What then unfolds can be interpreted from three perspectives.
Firstly, according to the crowd, the crucifixion of Jesus is what he deserves. His guilt, and their own innocence, seems plain to them. They are completely convinced by the spirit of this world, the voice of accusation and casting out with which they have spoken all along. And remember that John’s gospel tells us this is how all humanity has behaved from the beginning. The death of Jesus, in fact, shows the crowd their own sin, but like the Pharisees in John chapter 9 they are blind to it.

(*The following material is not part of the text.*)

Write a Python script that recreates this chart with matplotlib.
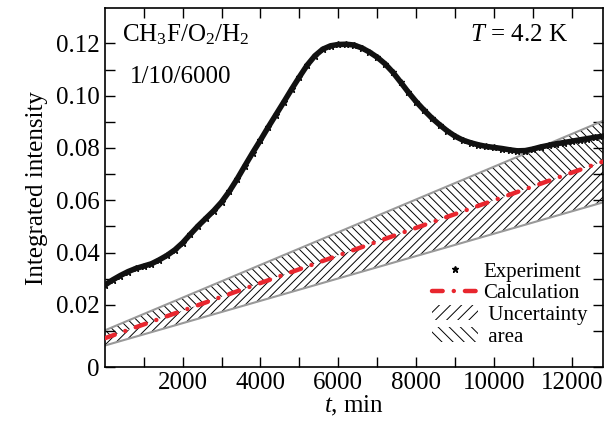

Secondly, according to Pilate, a troublesome situation has been avoided, a riot defused, and at no significant cost to anyone worth talking about. The innocence of the man he has sent to the cross does not concern him. The power structures of the world carry on undisturbed. The Empire can carry on its business. But truth and justice – very basic things about being human – find no place in this view of what is happening.
Thirdly, there is the perspective of the Mother of Jesus and the Disciple, at the foot of the cross. For them, what is taking place there is reshaping everything. New relationships come into being: “Here is your son… here is your Mother”. Jesus breathes out his spirit, but this is the spirit of God, the creator spirit sent forth to renew the face of the earth. The tide of blood and water flowing from the opened side of Jesus speaks under a figure of the tide of sacramental grace, Baptism and the Eucharist that will carry the life of Jesus into the world. From his opened side a new people, a new way of being human, is born: the Church, that will live with his risen life.

With what mastery John weaves together these three perspectives, these three interpretations of what is happening: the crowd, Pilate, the disciples. The body of Jesus is taken away and buried. For now, the crowd and Pilate are secure in the belief that their interpretation has prevailed. Whether or not they are right will be revealed in the next and final act of this greatest of all dramas.